Passing a mark the visitor doesn’t know about raises a clear NotImplementedError. This is the v2 robustness story: instead of silently emitting broken code or KeyError-ing partway through, the translator stops at the first node it can’t handle and tells you which one.

spec_unsupported = {
    "data": {"values": [{"x": 1, "y": 2}]},
    "mark": "rule",  # not in the supported set
    "encoding": {
        "x": {"field": "x", "type": "quantitative"},
        "y": {"field": "y", "type": "quantitative"},
    },
}
try:
    vegalite_to_matplotlib(spec_unsupported)
except NotImplementedError as e:
    print("translator stopped cleanly:", e)
translator stopped cleanly: mark 'rule' not supported

Still out of scope

  • hconcat / vconcat of arbitrary unit specs — the visitor handles column/row faceting where each panel is the same shape, but freely concatenated panels need a more general grid builder.
  • Time scales. Vega-Lite’s temporal type would map to matplotlib.dates. Easy to wire up via _emit_axes.
  • Named color schemes (category10, viridis). Map them to Matplotlib cmaps in a small lookup.
  • Tooltips, selections, parameters. No analogue in static Matplotlib.
  • Resolved scales / shared legends across complex layered+faceted specs. Real compiler territory.

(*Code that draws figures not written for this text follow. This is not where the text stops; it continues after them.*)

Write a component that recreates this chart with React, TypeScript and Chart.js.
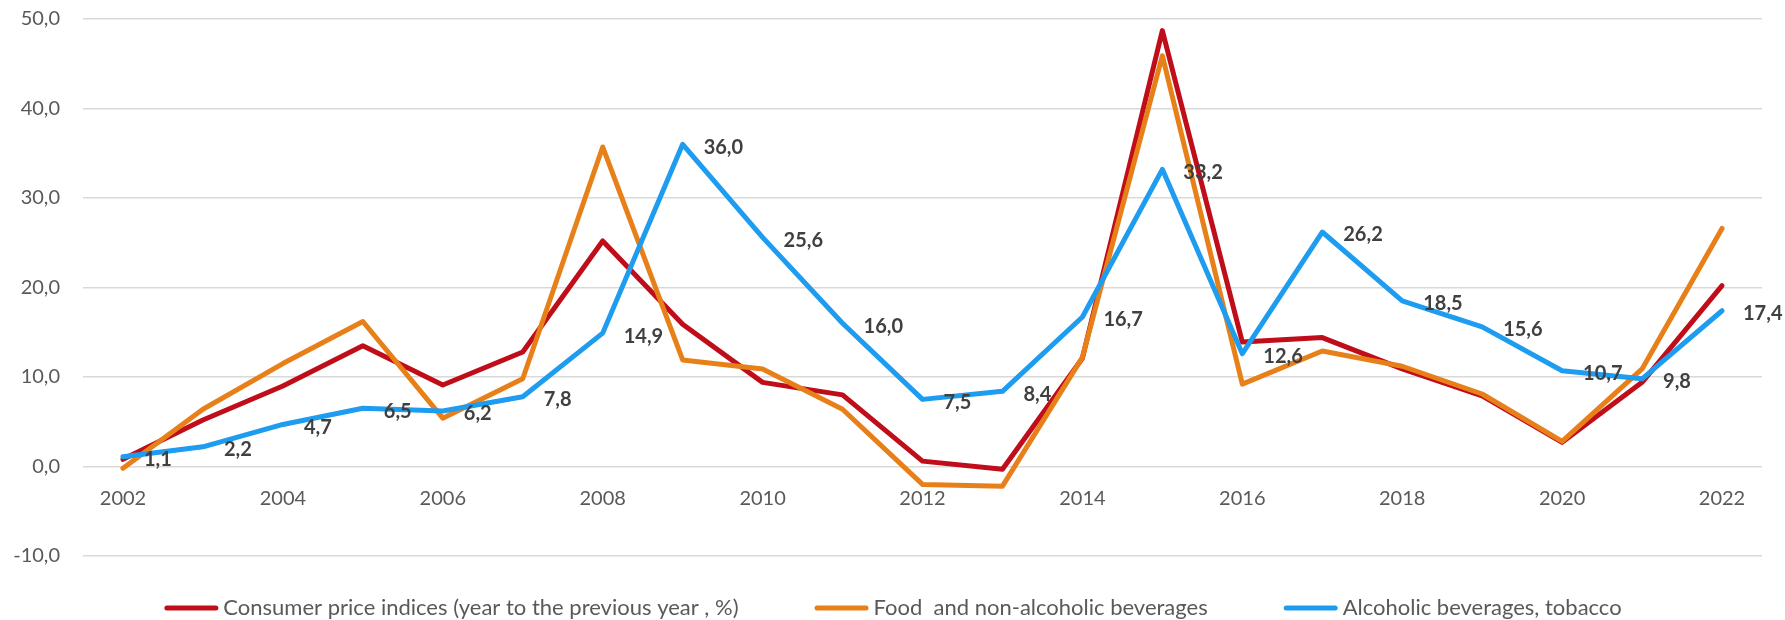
import React, { useEffect, useRef } from "react";
import { Chart, registerables } from "chart.js";

Chart.register(...registerables);

const years = [
  "2002", "2003", "2004", "2005", "2006", "2007", "2008", "2009", "2010", "2011",
  "2012", "2013", "2014", "2015", "2016", "2017", "2018", "2019", "2020", "2021", "2022",
];

const cpi = [0.8, 5.2, 9.0, 13.5, 9.1, 12.8, 25.2, 15.9, 9.4, 8.0, 0.6, -0.3, 12.1, 48.7, 13.9, 14.4, 10.9, 7.9, 2.7, 9.4, 20.2];
const food = [-0.2, 6.4, 11.5, 16.2, 5.4, 9.8, 35.7, 11.9, 10.9, 6.4, -2.0, -2.2, 12.2, 45.9, 9.2, 12.9, 11.2, 8.1, 2.8, 10.9, 26.6];
const alcohol = [1.1, 2.2, 4.7, 6.5, 6.2, 7.8, 14.9, 36.0, 25.6, 16.0, 7.5, 8.4, 16.7, 33.2, 12.6, 26.2, 18.5, 15.6, 10.7, 9.8, 17.4];

const seriesNames = [
  "Consumer price indices (year to the previous year , %)",
  "Food  and non-alcoholic beverages",
  "Alcoholic beverages, tobacco",
];
const seriesColors = ["#C00D1A", "#E8801A", "#1E9CF0"];

const yTicks = { min: -10, max: 50, step: 10 };

const FONT = "Lato, 'Open Sans', sans-serif";
const fmt = (v: number) => v.toFixed(1).replace(".", ",");

const labelPlugin = {
  id: "blueLabels",
  afterDatasetsDraw(chart: any) {
    const ctx = chart.ctx;
    const meta = chart.getDatasetMeta(2);
    ctx.save();
    ctx.font = `bold 20px ${FONT}`;
    ctx.fillStyle = "#404040";
    ctx.textAlign = "left";
    ctx.textBaseline = "middle";
    meta.data.forEach((pt: any, i: number) => {
      ctx.fillText(fmt(alcohol[i]), pt.x + 21, pt.y + 3);
    });
    ctx.restore();
  },
};

const legendPlugin = {
  id: "customLegend",
  afterDraw(chart: any) {
    const ctx = chart.ctx;
    ctx.save();
    ctx.font = `22px ${FONT}`;
    const lineW = 54;
    const textGap = 5;
    const itemGap = 76;
    const widths = seriesNames.map((n) => lineW + textGap + ctx.measureText(n).width);
    const total = widths.reduce((a, b) => a + b, 0) + itemGap * (widths.length - 1);
    let x = 893 - total / 2;
    const y = 608;
    seriesNames.forEach((name, i) => {
      ctx.strokeStyle = seriesColors[i];
      ctx.lineWidth = 5;
      ctx.lineCap = "round";
      ctx.beginPath();
      ctx.moveTo(x + 2.5, y);
      ctx.lineTo(x + lineW - 2.5, y);
      ctx.stroke();
      ctx.fillStyle = "#595959";
      ctx.textAlign = "left";
      ctx.textBaseline = "middle";
      ctx.fillText(name, x + lineW + textGap, y);
      x += widths[i] + itemGap;
    });
    ctx.restore();
  },
};

export default function App() {
  const ref = useRef<HTMLCanvasElement>(null);
  useEffect(() => {
    if (!ref.current) return;
    const mk = (i: number, data: number[], order: number) => ({
      label: seriesNames[i],
      data,
      borderColor: seriesColors[i],
      backgroundColor: seriesColors[i],
      borderWidth: 5,
      pointRadius: 0,
      tension: 0,
      borderCapStyle: "round" as const,
      borderJoinStyle: "round" as const,
      order,
    });
    const chart = new Chart(ref.current, {
      type: "line",
      data: {
        labels: years,
        datasets: [mk(0, cpi, 2), mk(1, food, 1), mk(2, alcohol, 0)],
      },
      options: {
        animation: false,
        responsive: true,
        maintainAspectRatio: false,
        layout: { padding: { left: 0, right: 23, top: 19, bottom: 64 } },
        plugins: { legend: { display: false }, tooltip: { enabled: false } },
        scales: {
          x: {
            type: "category",
            offset: true,
            position: { y: 0 } as any,
            grid: { display: false, drawTicks: false },
            border: { display: false },
            ticks: {
              autoSkip: false,
              maxRotation: 0,
              padding: 20,
              color: "#595959",
              font: { family: FONT, size: 20 },
              callback: (_v: any, i: number) => (i % 2 === 0 ? years[i] : ""),
            },
          },
          y: {
            min: yTicks.min,
            max: yTicks.max,
            grid: { color: "#D9D9D9", lineWidth: 1.5, drawTicks: false },
            border: { display: false },
            ticks: {
              stepSize: yTicks.step,
              padding: 23,
              color: "#595959",
              font: { family: FONT, size: 20 },
              callback: (v: any) => fmt(Number(v)),
            },
            afterFit: (s: any) => {
              s.width = 83;
              s.paddingTop = 0;
              s.paddingBottom = 0;
            },
          },
        },
      },
      plugins: [labelPlugin, legendPlugin],
    });
    return () => chart.destroy();
  }, []);
  return (
    <div style={{ position: "absolute", left: 0, top: 0, width: 1785, height: 620, background: "#fff" }}>
      <canvas ref={ref} />
    </div>
  );
}
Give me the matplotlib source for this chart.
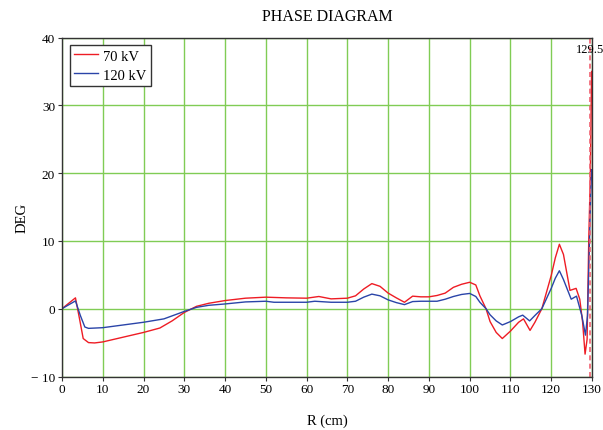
import matplotlib
matplotlib.use("Agg")
import matplotlib.pyplot as plt

# ---- data ----
r70 = [0, 3.3, 4.3, 5.2, 6.5, 8, 10, 15, 20, 24, 27, 30, 33, 36, 40, 45, 50, 55, 60, 63, 66, 70,
       72, 74, 76, 78, 80, 82, 84, 86, 88, 90, 92, 94, 96, 98, 100, 101.5, 102.5, 104, 105,
       106.5, 108, 110, 112, 113.2, 114.8, 116, 117.7, 120, 121, 122, 123, 124.6, 126.1, 127,
       127.7, 128.3, 128.8, 129.2, 129.6, 129.9]
deg70 = [0, 1.6, -1.5, -4.4, -5.0, -5.05, -4.9, -4.2, -3.5, -2.85, -1.8, -0.55, 0.35, 0.8, 1.2,
         1.55, 1.7, 1.6, 1.55, 1.8, 1.45, 1.55, 1.9, 2.9, 3.7, 3.3, 2.3, 1.6, 0.95, 1.85, 1.75,
         1.75, 1.95, 2.3, 3.15, 3.6, 3.9, 3.5, 1.9, 0, -1.9, -3.5, -4.4, -3.3, -2.0, -1.5, -3.2,
         -2.0, 0, 4.9, 7.5, 9.5, 8.0, 2.7, 3.0, 1.4, -2.0, -6.7, -4.5, 10, 20, 35]

r120 = [0, 3.3, 4.5, 5.6, 6.5, 10, 15, 20, 25, 30, 33, 36, 40, 45, 50, 52, 60, 62, 66, 70, 72,
        74, 76, 78, 80, 82, 84, 86, 88, 90, 92, 94, 96, 98, 100, 101.5, 102.5, 104, 105, 106.5,
        108, 110, 112, 113, 114.7, 116, 117.7, 120, 121, 122, 123, 124.9, 126.2, 127.5, 128.4,
        128.9, 129.3, 129.6, 129.9]
deg120 = [0, 1.15, -1.0, -2.7, -2.9, -2.8, -2.4, -2.0, -1.5, -0.4, 0.2, 0.5, 0.7, 1.0, 1.1,
          0.95, 0.95, 1.1, 0.95, 0.95, 1.1, 1.7, 2.15, 1.9, 1.3, 0.9, 0.6, 1.05, 1.1, 1.1, 1.1,
          1.4, 1.8, 2.1, 2.25, 1.8, 0.95, 0, -0.9, -1.8, -2.4, -1.9, -1.2, -0.95, -1.8, -1.0, 0,
          3.0, 4.5, 5.6, 4.3, 1.4, 1.85, -1.0, -3.9, -1.0, 8, 15, 20.5]

marker_r = 129.5
xticks = list(range(0, 131, 10))
yticks = [-10, 0, 10, 20, 30, 40]
ytick_labels = ["\u2212 10", "0", "10", "20", "30", "40"]

plt.rcParams['font.family'] = ['Liberation Serif', 'DejaVu Serif']

fig = plt.figure(figsize=(6.03, 4.31), dpi=100)
ax = fig.add_axes([62/603, 1-377.5/431, 530/603, 339/431])

ax.set_xlim(0, 130)
ax.set_ylim(-10, 40)
ax.set_xticks(xticks)
ax.set_yticks(yticks)
ax.set_yticklabels(ytick_labels)
ax.grid(True, color='#80cc55', linewidth=1.0)
ax.set_axisbelow(True)

ax.plot(r70, deg70, color='#ee1c24', lw=1.0, label='70 kV')
ax.plot(r120, deg120, color='#2a44a8', lw=1.0, label='120 kV')
ax.axvline(marker_r, color='#f06070', lw=1.2, ls=(0, (3, 2)))
ax.text(marker_r, 39.2, f"{marker_r}", ha='center', va='top', fontsize=9)

for s in ax.spines.values():
    s.set_color('#333333')
    s.set_linewidth(1.0)
ax.tick_params(labelsize=9.5, length=3, width=0.8, color='#333333', pad=2)

leg = ax.legend(loc='upper left', bbox_to_anchor=(0.015, 0.978), borderaxespad=0,
                fontsize=10.5, fancybox=False, framealpha=1, edgecolor='#333333',
                handlelength=1.6, borderpad=0.3, labelspacing=0.4, handletextpad=0.4)
leg.get_frame().set_linewidth(1.0)

fig.text(327/603, 1-17/431, 'PHASE DIAGRAM', ha='center', va='center', fontsize=11.5)
fig.text(327/603, 1-421/431, 'R (cm)', ha='center', va='center', fontsize=10.5)
fig.text(22/603, 1-218/431, 'DEG', ha='center', va='center', rotation=90, fontsize=10.5)

fig.savefig('out.png', dpi=100)
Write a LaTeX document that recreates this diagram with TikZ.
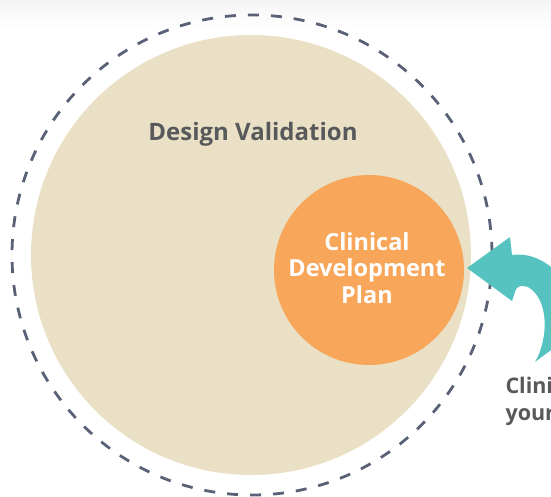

The shape of the visitor makes all of these additive: each is a new method or a new branch in _emit_axes, not a rewrite.

Closing thought

The first version of this translator was a single function with a stack of if mark == "x" branches. That was fine while there were only five marks. The moment the spec language acquired structure (layers, facets, transforms), the function had to acquire structure too — and the visitor pattern gives that structure for almost free. One method per node type, recursion for containers, dispatch via getattr for marks.

The bigger point: a plot DSL like Vega-Lite is just a tree, and translating it to Matplotlib is just a tree walk that emits Python source. The hard parts of dataviz aren’t in either DSL — they’re in the choices about what to plot. Once you’ve made those choices, lowering them onto whichever backend you need is a couple hundred lines of switch statements.